This story originally aired on KERA News.
The concept behind Booster Fuels is simple: Open up an app on your smartphone when you get to work, pick a timeframe for delivery, unlock your gas cap and go about your business. Someone will stop by and fill up your tank.
It’s like Uber for your gas tank, or GrubHub for fuel, though the company’s founder, Frank Mycroft, isn’t a fan of comparisons like that. Mycroft founded Booster Fuels last year.
“I believe that this is fundamentally the 21st century way to deliver a product like this. I also think that when we look at the numbers, we save about one pound of CO2 emissions every time we deliver gas to a car.”
Americans make an estimated 37 million trips to the gas station to fill up the tank every day, so that could add up to a lot. All those trips, they also take time, time spent doing something that surveys find people really dislike.
“The fact that we get thousands of families that extra 15 minutes a day to do whatever it is they want to do, that feels really, really good,” Mycroft says.
Mycroft hasn’t always been in the app-based fuel delivery space, as the business school set might call it. Before he started Booster Fuels, he was in the space space. He worked for NASA , Boeing, and a company that wants to mine asteroids. He’s got four degrees: one each from Princeton and Harvard, and two from Stanford. Also, he’s 30.
Elizabeth Tolentino has been a Booster customer for about four months. She’s a marketing assistant at a big real estate developer in Fort Worth.
“I was one of those people who had to carry a gas tank in the back of my car because I frequently ran out of gas because I avoided going to the gas station. That gas tank is no longer in my trunk,” she says.
Another customer said it makes life easier to not have to worry about fitting in a trip to the gas station between leaving work and taking his kids to their sports practices.
Booster has another boast: Their gas is often cheaper than it is at the pump. There are no stores to run, and it’s purchased from the same suppliers who sell to gas stations.
But not everyone’s ready to jump on board yet.
“Delivering fuel is not like delivering gallons of milk,” says Jeff Lenard from the National Association of Convenience Stores, which represents about 127,000 gas station owners. He thinks app-based fuel delivery is a cool idea but worries about consumer protections and safety issues. Gasoline is a hazardous material, after all.
“With a gas station there are certain requirements you’re forced to adhere to, whether it’s fire suppression or whether it’s maintaining or managing any sort of spill,” Lenard says. “Those things are not present if you’re filling up in somebody’s driveway.”
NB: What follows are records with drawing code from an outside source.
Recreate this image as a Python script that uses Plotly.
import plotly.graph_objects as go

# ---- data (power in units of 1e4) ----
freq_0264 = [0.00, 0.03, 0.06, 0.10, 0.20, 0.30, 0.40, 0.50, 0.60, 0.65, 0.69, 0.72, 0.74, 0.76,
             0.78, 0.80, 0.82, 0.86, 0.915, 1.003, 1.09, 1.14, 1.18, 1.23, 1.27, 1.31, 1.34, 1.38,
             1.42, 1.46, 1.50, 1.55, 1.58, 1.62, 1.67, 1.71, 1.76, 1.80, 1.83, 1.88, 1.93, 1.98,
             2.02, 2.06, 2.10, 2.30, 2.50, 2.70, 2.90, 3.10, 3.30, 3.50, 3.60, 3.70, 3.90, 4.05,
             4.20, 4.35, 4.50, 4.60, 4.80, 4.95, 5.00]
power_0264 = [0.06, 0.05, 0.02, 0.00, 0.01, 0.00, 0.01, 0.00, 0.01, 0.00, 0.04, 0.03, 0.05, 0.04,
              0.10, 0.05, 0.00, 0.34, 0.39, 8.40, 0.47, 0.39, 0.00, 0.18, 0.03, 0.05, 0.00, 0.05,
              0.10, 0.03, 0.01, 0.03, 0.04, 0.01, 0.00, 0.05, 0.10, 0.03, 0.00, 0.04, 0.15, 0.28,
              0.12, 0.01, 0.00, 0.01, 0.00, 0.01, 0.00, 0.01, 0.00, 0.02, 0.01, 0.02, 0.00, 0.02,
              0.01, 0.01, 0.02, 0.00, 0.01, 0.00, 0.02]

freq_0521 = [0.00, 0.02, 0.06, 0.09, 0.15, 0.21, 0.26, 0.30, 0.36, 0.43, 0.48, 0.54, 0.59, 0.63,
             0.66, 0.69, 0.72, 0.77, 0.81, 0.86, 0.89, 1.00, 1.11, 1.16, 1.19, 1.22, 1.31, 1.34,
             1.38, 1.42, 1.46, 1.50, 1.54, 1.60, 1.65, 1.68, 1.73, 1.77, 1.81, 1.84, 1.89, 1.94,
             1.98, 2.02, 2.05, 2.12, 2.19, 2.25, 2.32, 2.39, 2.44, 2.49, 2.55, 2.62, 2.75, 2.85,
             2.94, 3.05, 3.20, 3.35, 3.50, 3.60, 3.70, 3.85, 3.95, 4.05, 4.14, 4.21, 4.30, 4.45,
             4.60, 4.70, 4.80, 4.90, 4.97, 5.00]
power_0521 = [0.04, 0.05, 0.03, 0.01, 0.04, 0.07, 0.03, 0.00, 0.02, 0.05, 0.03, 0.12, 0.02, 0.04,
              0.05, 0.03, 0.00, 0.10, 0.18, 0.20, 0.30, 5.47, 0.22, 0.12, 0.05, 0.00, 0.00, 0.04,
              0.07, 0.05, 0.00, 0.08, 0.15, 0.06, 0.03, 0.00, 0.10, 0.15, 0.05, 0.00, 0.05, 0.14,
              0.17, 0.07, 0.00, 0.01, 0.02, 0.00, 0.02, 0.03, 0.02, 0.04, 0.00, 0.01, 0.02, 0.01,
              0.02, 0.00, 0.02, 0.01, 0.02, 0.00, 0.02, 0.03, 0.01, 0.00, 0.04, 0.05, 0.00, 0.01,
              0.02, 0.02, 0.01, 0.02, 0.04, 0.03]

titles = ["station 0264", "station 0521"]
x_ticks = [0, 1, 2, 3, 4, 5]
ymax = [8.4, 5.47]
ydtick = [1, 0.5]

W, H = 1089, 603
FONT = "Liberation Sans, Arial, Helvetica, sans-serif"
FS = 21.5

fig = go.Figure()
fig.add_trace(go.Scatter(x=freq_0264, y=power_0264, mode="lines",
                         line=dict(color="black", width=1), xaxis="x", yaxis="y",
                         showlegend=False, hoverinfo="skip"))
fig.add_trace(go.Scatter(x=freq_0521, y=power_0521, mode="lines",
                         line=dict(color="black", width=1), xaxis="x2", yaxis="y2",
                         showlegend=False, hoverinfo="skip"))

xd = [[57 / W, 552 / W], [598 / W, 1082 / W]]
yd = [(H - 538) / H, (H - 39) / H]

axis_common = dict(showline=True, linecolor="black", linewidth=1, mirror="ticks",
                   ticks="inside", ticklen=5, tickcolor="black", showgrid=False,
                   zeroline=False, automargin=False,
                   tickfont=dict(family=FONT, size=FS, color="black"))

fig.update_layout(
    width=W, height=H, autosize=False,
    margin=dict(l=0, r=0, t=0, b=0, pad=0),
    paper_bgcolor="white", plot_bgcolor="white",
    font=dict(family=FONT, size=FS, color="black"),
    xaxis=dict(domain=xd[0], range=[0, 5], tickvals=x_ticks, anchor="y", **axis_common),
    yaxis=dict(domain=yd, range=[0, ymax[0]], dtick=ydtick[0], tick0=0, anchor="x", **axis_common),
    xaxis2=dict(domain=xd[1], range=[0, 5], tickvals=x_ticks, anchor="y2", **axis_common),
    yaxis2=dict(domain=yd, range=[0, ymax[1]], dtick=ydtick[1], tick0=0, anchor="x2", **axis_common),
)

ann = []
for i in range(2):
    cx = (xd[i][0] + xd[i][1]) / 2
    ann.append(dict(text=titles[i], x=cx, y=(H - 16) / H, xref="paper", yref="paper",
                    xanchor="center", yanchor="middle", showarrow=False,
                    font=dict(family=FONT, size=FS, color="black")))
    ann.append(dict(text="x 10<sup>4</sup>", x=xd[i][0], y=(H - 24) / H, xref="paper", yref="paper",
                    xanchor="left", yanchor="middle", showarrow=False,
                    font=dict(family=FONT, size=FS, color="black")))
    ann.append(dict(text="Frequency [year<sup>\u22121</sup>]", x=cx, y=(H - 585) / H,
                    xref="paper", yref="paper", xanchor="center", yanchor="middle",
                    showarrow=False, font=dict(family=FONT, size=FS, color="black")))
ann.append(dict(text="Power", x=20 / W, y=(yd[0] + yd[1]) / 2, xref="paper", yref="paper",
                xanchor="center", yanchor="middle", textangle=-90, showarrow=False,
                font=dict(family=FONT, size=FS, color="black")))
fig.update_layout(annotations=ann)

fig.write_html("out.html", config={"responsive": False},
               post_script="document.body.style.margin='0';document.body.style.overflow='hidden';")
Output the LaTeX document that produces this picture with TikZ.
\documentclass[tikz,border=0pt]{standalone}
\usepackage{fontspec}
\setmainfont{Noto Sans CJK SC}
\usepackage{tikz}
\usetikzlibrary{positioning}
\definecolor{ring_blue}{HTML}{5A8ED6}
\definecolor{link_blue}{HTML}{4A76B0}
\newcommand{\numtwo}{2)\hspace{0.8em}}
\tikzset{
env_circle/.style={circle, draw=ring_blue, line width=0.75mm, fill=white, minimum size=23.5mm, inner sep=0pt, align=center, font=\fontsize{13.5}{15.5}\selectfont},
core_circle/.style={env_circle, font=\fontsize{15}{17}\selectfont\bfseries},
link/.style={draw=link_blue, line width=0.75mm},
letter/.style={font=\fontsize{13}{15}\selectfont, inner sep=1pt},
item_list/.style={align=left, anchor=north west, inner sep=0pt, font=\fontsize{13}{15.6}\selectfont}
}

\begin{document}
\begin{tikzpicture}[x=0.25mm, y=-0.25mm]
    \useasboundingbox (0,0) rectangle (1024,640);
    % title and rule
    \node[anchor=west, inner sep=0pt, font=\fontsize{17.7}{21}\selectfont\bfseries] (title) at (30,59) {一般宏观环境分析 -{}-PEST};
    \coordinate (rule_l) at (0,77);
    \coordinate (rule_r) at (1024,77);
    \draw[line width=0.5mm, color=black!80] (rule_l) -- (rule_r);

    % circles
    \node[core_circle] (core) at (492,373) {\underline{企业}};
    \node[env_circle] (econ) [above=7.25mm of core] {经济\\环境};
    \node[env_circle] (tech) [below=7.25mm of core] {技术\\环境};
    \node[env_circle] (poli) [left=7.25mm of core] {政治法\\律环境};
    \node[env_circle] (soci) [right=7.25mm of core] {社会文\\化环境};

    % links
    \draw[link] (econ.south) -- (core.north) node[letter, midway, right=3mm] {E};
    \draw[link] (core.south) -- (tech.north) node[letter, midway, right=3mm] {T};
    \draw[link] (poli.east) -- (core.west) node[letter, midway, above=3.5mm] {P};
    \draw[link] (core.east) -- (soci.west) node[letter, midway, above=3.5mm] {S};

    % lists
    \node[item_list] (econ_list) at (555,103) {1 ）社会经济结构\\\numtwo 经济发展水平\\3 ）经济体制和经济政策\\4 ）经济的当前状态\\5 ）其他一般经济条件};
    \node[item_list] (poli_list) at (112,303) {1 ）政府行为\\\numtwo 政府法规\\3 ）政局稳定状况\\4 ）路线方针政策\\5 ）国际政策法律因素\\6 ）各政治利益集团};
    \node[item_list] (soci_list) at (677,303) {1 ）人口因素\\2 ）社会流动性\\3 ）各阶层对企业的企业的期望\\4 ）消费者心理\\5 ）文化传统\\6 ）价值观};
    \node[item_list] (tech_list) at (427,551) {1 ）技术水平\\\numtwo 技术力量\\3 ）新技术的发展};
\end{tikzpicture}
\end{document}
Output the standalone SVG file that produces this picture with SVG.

Booster Fuels answers this by saying that they’ve got top-trained drivers, like William Rich, who showed off one of Booster’s retrofitted purple pickup trucks. He used to deliver gas to gas stations in Houston, and he’s trained to handle hazardous materials. A company spokesman also points out that Booster complies with Texas Department of Transportation and Bureau of Weights and Measures standards.
When Rich pulls up to the gray BMW he’s been sent to fill up, he rolls out a hose, turns on the truck’s pump, opens the tank, and starts fueling, being very careful not to spill.
“If we have one drop of fuel either hit the car or the ground, that’s a failure on our part, we don’t accept that at all,” he says.
While the gas is pumping, he cleans the windows, and leaves a handwritten note saying ‘thanks.’ And that’s it. Done.
If this sounds great to you, here’s the bad news: You probably can’t sign up yet. Booster’s only working at a handful of office parks in North Texas and Silicon Valley right now. But they’re expanding.
“Someday I think Booster will be not just an option or a luxury, I think it’ll be the standard,” Rich says. “You push a button to get pizza, why not push a button to get gas?”
In the near future, maybe you’ll never need to go to the gas station for gas. As for the snacks and sodas? Booster Fuels has no plans to deliver those.